Update since November 2010 (2 months after the above answer), the public search webservice has become deprecated (and the last day on which the service was offered was September 29, 2014). Your best bet is now querying http://www.google.com/search directly along with a honest user agent and then parse the result using a HTML parser. If you omit the user agent, then you get a 403 back. If you're lying in the user agent and simulate a web browser (e.g. Chrome or Firefox), then you get a way much larger HTML response back which is a waste of bandwidth and performance.

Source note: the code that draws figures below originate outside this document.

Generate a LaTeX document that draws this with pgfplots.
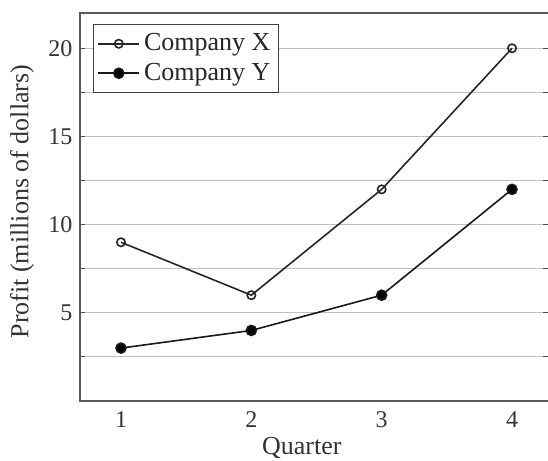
\documentclass[border=0pt,11pt]{standalone}
\usepackage{fontspec}
\setmainfont{Liberation Serif}
\usepackage{pgfplots}
\pgfplotsset{compat=1.18}
\begin{document}
\begin{tikzpicture}
\begin{axis}[
  scale only axis,
  width=234pt, height=194pt,
  xmin=0.6854, xmax=4.276,
  ymin=0, ymax=22,
  xtick={1,2,3,4},
  ytick={5,10,15,20},
  minor ytick={2.5,7.5,12.5,17.5},
  ymajorgrids, yminorgrids,
  grid style={gray!50, line width=0.5pt},
  minor grid style={gray!50, line width=0.5pt},
  axis line style={draw=none},
  x tick style={draw=none},
  y tick style={draw=black!70, line width=0.5pt},
  tick align=inside,
  major tick length=2.5pt, minor tick length=2.5pt,
  /pgf/number format/assume math mode=true,
  tick label style={font=\fontsize{12}{14}\selectfont, text=black!80},
  xticklabel style={yshift=-1.5pt},
  xlabel={Quarter},
  ylabel={Profit (millions of dollars)},
  every axis x label/.style={at={(rel axis cs:0.474,0)}, yshift=-23.5pt, anchor=center, font=\fontsize{13}{15}\selectfont, text=black!80},
  every axis y label/.style={at={(rel axis cs:0,0.514)}, xshift=-29pt, rotate=90, anchor=center, font=\fontsize{13}{15}\selectfont, text=black!80},
  clip=false,
  legend style={at={(rel axis cs:0,1)}, anchor=north west, xshift=6.5pt, yshift=-5.5pt,
    draw=black!75, fill=white, font=\fontsize{13}{15}\selectfont, text=black!85,
    inner xsep=2pt, inner ysep=2.5pt, row sep=0.5pt, line width=0.5pt},
  legend cell align=left,
  legend image code/.code={
    \draw[#1] (0cm,0cm) -- (0.72cm,0cm);
    \draw[#1, mark repeat=2, mark phase=2] plot coordinates {(0cm,0cm) (0.36cm,0cm) (0.72cm,0cm)};
  },
]
\coordinate (sw) at (rel axis cs:0,0);
\coordinate (ne) at (rel axis cs:1,1);
\draw[black!65, line width=0.6pt] (rel axis cs:1,1) -- (rel axis cs:0,1) -- (rel axis cs:0,0) -- (rel axis cs:1,0);
\addplot[black!85, line width=0.8pt, mark=o, mark size=2.1pt, mark options={fill=white, line width=0.8pt}]
  coordinates {(1,9) (2,6) (3,12) (4,20)};
\addlegendentry{Company X}
\addplot[black!90, line width=0.8pt, mark=*, mark size=2.5pt, mark options={fill=black}]
  coordinates {(1,3) (2,4) (3,6) (4,12)};
\addlegendentry{Company Y}
\end{axis}
\pgfresetboundingbox
\path[use as bounding box] ([xshift=-40pt,yshift=-30pt]sw) rectangle ([yshift=6.5pt]ne);
\end{tikzpicture}
\end{document}
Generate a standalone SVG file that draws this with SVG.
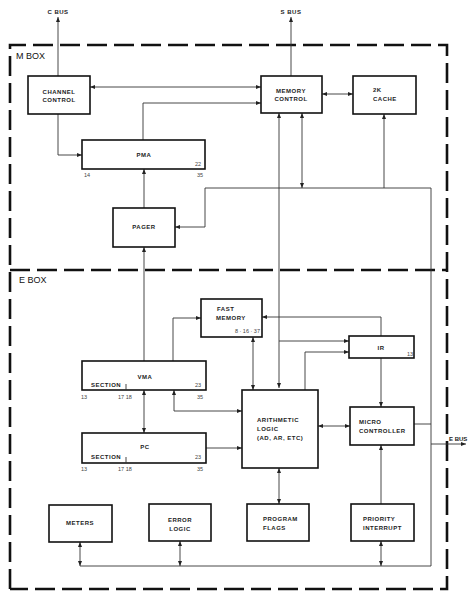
<svg xmlns="http://www.w3.org/2000/svg" width="469" height="600" viewBox="0 0 469 600">
<defs>
<marker id="a" markerUnits="userSpaceOnUse" markerWidth="6" markerHeight="5" refX="5" refY="2.5" orient="auto-start-reverse"><path d="M0,0.5 L5,2.5 L0,4.5 z" fill="#222"/></marker>
<style>
.bx{fill:#fff;stroke:#111;stroke-width:1.6}
.c{fill:none;stroke:#333;stroke-width:0.9}
.e{marker-end:url(#a)}
.b{marker-start:url(#a);marker-end:url(#a)}
.t{font-family:"Liberation Sans",Arial,sans-serif;font-size:6px;letter-spacing:0.5px;fill:#222;font-weight:bold}
.m{text-anchor:middle}
.n{font-family:"Liberation Sans",Arial,sans-serif;font-size:5.5px;fill:#444}
.lb{font-family:"Liberation Sans",Arial,sans-serif;font-size:9px;fill:#111}
.d{fill:none;stroke:#111;stroke-width:2.6;stroke-dasharray:20 7}
</style>
</defs>
<g id="frame">
<path class="d" d="M10,589 V45 H447 V589 H10"/>
<path class="d" d="M10,270 H447"/>
<text class="lb" x="16" y="59">M BOX</text>
<text class="lb" x="19" y="283">E BOX</text>
</g>
<g id="connectors">
<path class="c e" d="M58,76 V17"/>
<path class="c e" d="M291,76 V17"/>
<path class="c b" d="M261,87 H90"/>
<path class="c e" d="M143,140 V103 H261"/>
<path class="c e" d="M58,114 V155 H82"/>
<path class="c b" d="M322,94 H353"/>
<path class="c e" d="M144,208 V169"/>
<path class="c e" d="M144,361 V247"/>
<path class="c e" d="M384,188 V114"/>
<path class="c e" d="M80,566 H431 V188 H205 V227 H175"/>
<path class="c b" d="M302,188 V113"/>
<path class="c b" d="M279,388 V113"/>
<path class="c e" d="M279,341 H349"/>
<path class="c e" d="M381,336 V317 H262"/>
<path class="c e" d="M173,361 V318 H201"/>
<path class="c b" d="M253,337 V390"/>
<path class="c e" d="M305,390 V352 H349"/>
<path class="c e" d="M381,358 V407"/>
<path class="c b" d="M318,426 H350"/>
<path class="c" d="M414,424 H431"/>
<path class="c e" d="M431,444 H466"/>
<path class="c b" d="M144,390 V433"/>
<path class="c b" d="M174,390 V411 H242"/>
<path class="c e" d="M206,448 H242"/>
<path class="c b" d="M279,468 V504"/>
<path class="c e" d="M381,504 V445"/>
<path class="c b" d="M381,541 V566"/>
<path class="c b" d="M80,542 V566"/>
<path class="c b" d="M180,541 V566"/>
<text class="t m" x="58" y="14">C BUS</text>
<text class="t m" x="291" y="14">S BUS</text>
<text class="t" x="449" y="441" style="letter-spacing:0">E BUS</text>
</g>
<g id="channel-control">
<rect class="bx" x="28" y="76" width="62" height="38"/>
<text class="t m" x="59" y="94">CHANNEL</text>
<text class="t m" x="59" y="102">CONTROL</text>
</g>
<g id="memory-control">
<rect class="bx" x="261" y="76" width="61" height="37"/>
<text class="t m" x="291" y="93">MEMORY</text>
<text class="t m" x="291" y="101">CONTROL</text>
</g>
<g id="cache">
<rect class="bx" x="353" y="76" width="63" height="38"/>
<text class="t" x="373" y="92">2K</text>
<text class="t" x="373" y="101">CACHE</text>
</g>
<g id="pma">
<rect class="bx" x="82" y="140" width="123" height="29"/>
<text class="t m" x="144" y="157">PMA</text>
<text class="n m" x="198" y="166">22</text>
<text class="n m" x="87" y="177">14</text>
<text class="n m" x="200" y="177">35</text>
</g>
<g id="pager">
<rect class="bx" x="113" y="208" width="62" height="39"/>
<text class="t m" x="144" y="229">PAGER</text>
</g>
<g id="fast-memory">
<rect class="bx" x="201" y="299" width="61" height="38"/>
<text class="t" x="217" y="311">FAST</text>
<text class="t" x="216" y="320">MEMORY</text>
<text class="n" x="260" y="333" text-anchor="end">8 · 16 · 37</text>
</g>
<g id="ir">
<rect class="bx" x="349" y="336" width="65" height="22"/>
<text class="t m" x="381" y="350">IR</text>
<text class="n m" x="410" y="356">13</text>
</g>
<g id="vma">
<rect class="bx" x="82" y="361" width="124" height="29"/>
<text class="t m" x="145" y="379">VMA</text>
<text class="t" x="91" y="387">SECTION</text>
<path class="c" d="M126,384 V390"/>
<text class="n m" x="198" y="387">23</text>
<text class="n m" x="84" y="399">13</text>
<text class="n" x="118" y="399">17 18</text>
<text class="n m" x="200" y="399">35</text>
</g>
<g id="pc">
<rect class="bx" x="82" y="433" width="124" height="30"/>
<text class="t m" x="145" y="449">PC</text>
<text class="t" x="91" y="459">SECTION</text>
<path class="c" d="M126,457 V463"/>
<text class="n m" x="198" y="459">23</text>
<text class="n m" x="84" y="471">13</text>
<text class="n" x="118" y="471">17 18</text>
<text class="n m" x="200" y="471">35</text>
</g>
<g id="arithmetic-logic">
<rect class="bx" x="242" y="390" width="76" height="78"/>
<text class="t" x="257" y="422">ARITHMETIC</text>
<text class="t" x="257" y="431">LOGIC</text>
<text class="t" x="257" y="440">(AD, AR, ETC)</text>
</g>
<g id="micro-controller">
<rect class="bx" x="350" y="407" width="64" height="38"/>
<text class="t" x="359" y="424">MICRO</text>
<text class="t" x="359" y="433">CONTROLLER</text>
</g>
<g id="meters">
<rect class="bx" x="49" y="505" width="63" height="37"/>
<text class="t m" x="80" y="525">METERS</text>
</g>
<g id="error-logic">
<rect class="bx" x="149" y="504" width="62" height="37"/>
<text class="t m" x="180" y="522">ERROR</text>
<text class="t m" x="180" y="531">LOGIC</text>
</g>
<g id="program-flags">
<rect class="bx" x="247" y="504" width="62" height="37"/>
<text class="t" x="263" y="521">PROGRAM</text>
<text class="t" x="263" y="530">FLAGS</text>
</g>
<g id="priority-interrupt">
<rect class="bx" x="351" y="504" width="63" height="37"/>
<text class="t" x="363" y="521">PRIORITY</text>
<text class="t" x="363" y="530">INTERRUPT</text>
</g>
</svg>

Here's a kickoff example using Jsoup as HTML parser:

String google = "http://www.google.com/search?q=";
String search = "stackoverflow";
String charset = "UTF-8";
String userAgent = "ExampleBot 1.0 (+http://example.com/bot)"; // Change this to your company's name and bot homepage!

Elements links = Jsoup.connect(google + URLEncoder.encode(search, charset)).userAgent(userAgent).get().select(".g>.r>a");

for (Element link : links) {
    String title = link.text();
    String url = link.absUrl("href"); // Google returns URLs in format "http://www.google.com/url?q=<url>&sa=U&ei=<someKey>".
    url = URLDecoder.decode(url.substring(url.indexOf('=') + 1, url.indexOf('&')), "UTF-8");
    
    if (!url.startsWith("http")) {
        continue; // Ads/news/etc.
    }
    
    System.out.println("Title: " + title);
    System.out.println("URL: " + url);
}